After any more than an hour skiing north of the Arctic circle the only way to defrost is to use the sauna. Forget cellulite, sagging flesh and modesty. If you're in Finland, get in, get your gear off and stop worrying. There are of course, basic hygiene principles to follow ... none of which I managed to work out on my first attempt even with helpful instructions in English posted in several prominent positions in the chill out area. (Tip 1: bath towels are out, but the stack of paper towels in the corner are very important).
It's not just the cold that is arrested in the sauna. It's the point at which daily velcro wars, when outer fastenings meet inner fleece, can be forgotten (Tip 2: always put your gloves on last!). It's the point at which the damp sheep smell that comes from merino thermals can be removed for the evening. It's the place where no-one can see me ski, thereby avoiding the look of compassion that comes into the eyes of the Finns when they do.

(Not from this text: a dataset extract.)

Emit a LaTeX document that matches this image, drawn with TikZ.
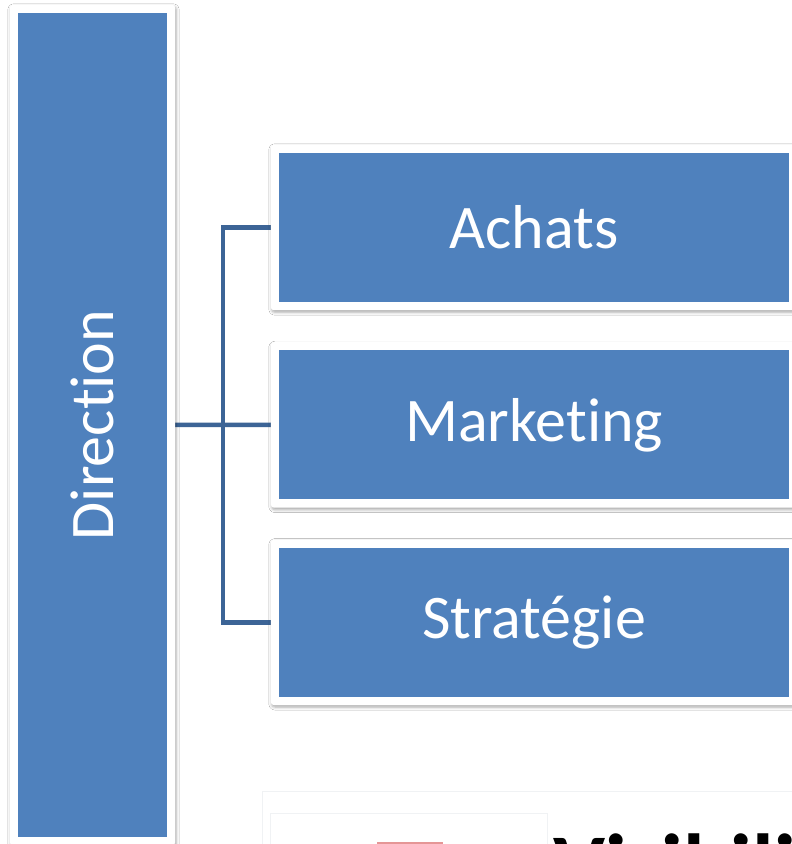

Just as I managed to give up on braking and turning when on skis, hoping that the run ahead would eventually even out and there would be no corners in the meantime, so too with my sled driving abilities, where my dogs adopted the same look of compassion as the Finns. Huskies, apart from having to put up with dodgy drivers, also suffer from a beauty myth. On every postcard in every Arctic gift shop in Lapland are the familiar
grey and white, blue eyed standard models. But most in my crew were just a motley bunch of mongrels with a one-dimensional love of running. They really do.
As we approached launch time their barking reached the dog equivalent
of a jet engine before take off.
If any further solace is needed after the sauna and food, there is that great scientific phenomenon of the Arctic guaranteed to bring comfort during the long winter: the Finnish love of karaoke. Forget seeing the aurora - most tourists spent their evenings sitting out in -20 degrees, under cloudy skies, still thinking they're going to see something, and missing the most fantastic renditions in Finnish of 'Almaaz', 'Walk the Line' and 'Crocodile Rock' in the local bar all of which seem to have karaoke machines and remain at a steady +20 degrees (Tip 5: the bar man will sing the male parts if you need to duet). Unfortunately no-one chose to sing Bowie's 'Space Oddity' while we were there. I would like to have heard that version while sipping on the pint of gin and something (yes that's a PINT) that they serve on tap .... Perhaps a sauna might be better.